DATA SECTION
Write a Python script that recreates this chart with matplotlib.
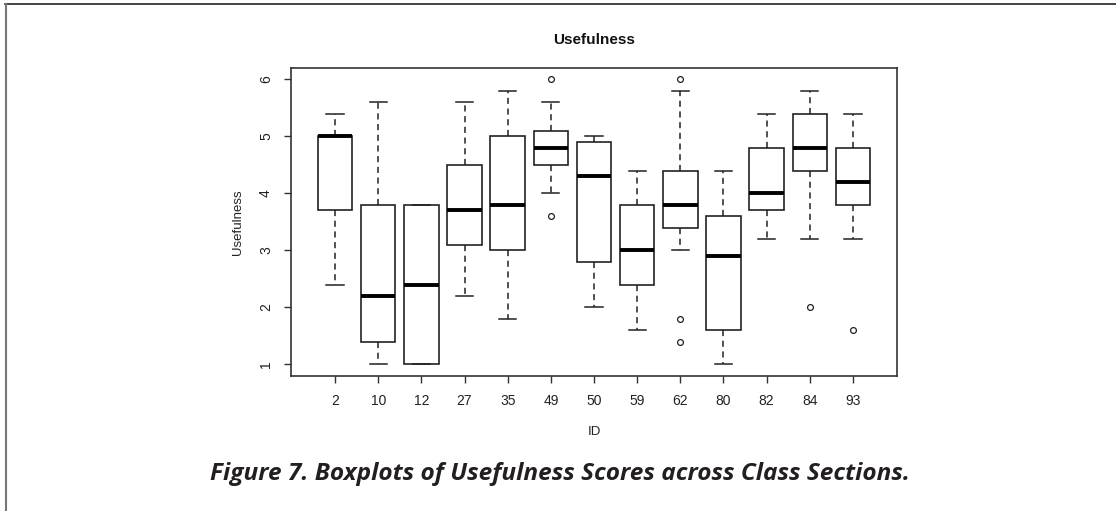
import matplotlib
matplotlib.use("Agg")
import matplotlib.pyplot as plt
from matplotlib.lines import Line2D

# Class section IDs and five-number summaries of usefulness scores
ids = ["2", "10", "12", "27", "35", "49", "50", "59", "62", "80", "82", "84", "93"]
whisker_lo = [2.4, 1.0, 1.0, 2.2, 1.8, 4.0, 2.0, 1.6, 3.0, 1.0, 3.2, 3.2, 3.2]
q1         = [3.7, 1.4, 1.0, 3.1, 3.0, 4.5, 2.8, 2.4, 3.4, 1.6, 3.7, 4.4, 3.8]
medians    = [5.0, 2.2, 2.4, 3.7, 3.8, 4.8, 4.3, 3.0, 3.8, 2.9, 4.0, 4.8, 4.2]
q3         = [5.0, 3.8, 3.8, 4.5, 5.0, 5.1, 4.9, 3.8, 4.4, 3.6, 4.8, 5.4, 4.8]
whisker_hi = [5.4, 5.6, 3.8, 5.6, 5.8, 5.6, 5.0, 4.4, 5.8, 4.4, 5.4, 5.8, 5.4]
outliers   = [[], [], [], [], [], [6.0, 3.6], [], [], [6.0, 1.8, 1.4], [], [], [2.0], [1.6]]

plt.rcParams["font.family"] = ["Liberation Sans", "DejaVu Sans"]

fig = plt.figure(figsize=(11.16, 5.11), dpi=100)
ax = fig.add_axes([291 / 1116, 1 - 375.7 / 511, (897 - 291) / 1116, (375.7 - 68) / 511])

stats = []
for i in range(len(ids)):
    stats.append(dict(label=ids[i], whislo=whisker_lo[i], q1=q1[i], med=medians[i],
                      q3=q3[i], whishi=whisker_hi[i], fliers=outliers[i]))

positions = list(range(1, len(ids) + 1))
ax.bxp(stats, positions=positions, widths=0.8, capwidths=0.4,
       patch_artist=True, showfliers=True,
       boxprops=dict(facecolor="white", edgecolor="#222222", linewidth=1.2),
       medianprops=dict(color="black", linewidth=2.8, solid_capstyle="butt"),
       whiskerprops=dict(color="#222222", linewidth=1.1, linestyle=(0, (4, 3))),
       capprops=dict(color="#222222", linewidth=1.1),
       flierprops=dict(marker="o", markersize=4.2, markerfacecolor="none",
                       markeredgecolor="#222222", markeredgewidth=0.9, linestyle="none"))

ax.set_xlim(-0.02, 14.02)
ax.set_ylim(0.8, 6.2)
ax.set_yticks([1, 2, 3, 4, 5, 6])
ax.set_xticks(positions)
ax.set_xticklabels(ids)
ax.tick_params(axis="both", length=5, width=1.0, color="#333333", labelsize=10,
               labelcolor="#222222")
ax.tick_params(axis="x", pad=8)
ax.tick_params(axis="y", pad=8)
for lab in ax.get_yticklabels():
    lab.set_rotation(90)
    lab.set_va("center")
for sp in ax.spines.values():
    sp.set_linewidth(1.2)
    sp.set_color("#333333")

ax.set_title("Usefulness", fontsize=11, fontweight="bold", pad=17, color="#111111")
ax.set_ylabel("Usefulness", fontsize=9.5, labelpad=11, color="#222222")
fig.text(594 / 1116, 1 - 432 / 511, "ID", fontsize=9.5, ha="center", va="center",
         color="#222222")

fig.text(560 / 1116, 1 - 474 / 511,
         "Figure 7. Boxplots of Usefulness Scores across Class Sections.",
         fontsize=17.6, fontweight="bold", style="italic", ha="center", va="center",
         color="#231f20", family=["Open Sans", "DejaVu Sans"])

# page frame: top rule and left rule
fig.add_artist(Line2D([5 / 1116, 1], [1 - 4 / 511, 1 - 4 / 511], transform=fig.transFigure,
                      color="#222222", linewidth=1.2))
fig.add_artist(Line2D([5.5 / 1116, 5.5 / 1116], [0, 1 - 4 / 511], transform=fig.transFigure,
                      color="#777777", linewidth=1.5))

fig.savefig("out.png", dpi=100, facecolor="white")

SET TASK
Write down every line from the opening of the listing to the line with "ax = fig.add_axes([291", both included, and nothing else; the pictures are omitted.

RESPONSE TO THIS EXERCISE
Write a Python script that recreates this chart with matplotlib.
import matplotlib
matplotlib.use("Agg")
import matplotlib.pyplot as plt
from matplotlib.lines import Line2D

# Class section IDs and five-number summaries of usefulness scores
ids = ["2", "10", "12", "27", "35", "49", "50", "59", "62", "80", "82", "84", "93"]
whisker_lo = [2.4, 1.0, 1.0, 2.2, 1.8, 4.0, 2.0, 1.6, 3.0, 1.0, 3.2, 3.2, 3.2]
q1         = [3.7, 1.4, 1.0, 3.1, 3.0, 4.5, 2.8, 2.4, 3.4, 1.6, 3.7, 4.4, 3.8]
medians    = [5.0, 2.2, 2.4, 3.7, 3.8, 4.8, 4.3, 3.0, 3.8, 2.9, 4.0, 4.8, 4.2]
q3         = [5.0, 3.8, 3.8, 4.5, 5.0, 5.1, 4.9, 3.8, 4.4, 3.6, 4.8, 5.4, 4.8]
whisker_hi = [5.4, 5.6, 3.8, 5.6, 5.8, 5.6, 5.0, 4.4, 5.8, 4.4, 5.4, 5.8, 5.4]
outliers   = [[], [], [], [], [], [6.0, 3.6], [], [], [6.0, 1.8, 1.4], [], [], [2.0], [1.6]]

plt.rcParams["font.family"] = ["Liberation Sans", "DejaVu Sans"]

fig = plt.figure(figsize=(11.16, 5.11), dpi=100)
ax = fig.add_axes([291 / 1116, 1 - 375.7 / 511, (897 - 291) / 1116, (375.7 - 68) / 511])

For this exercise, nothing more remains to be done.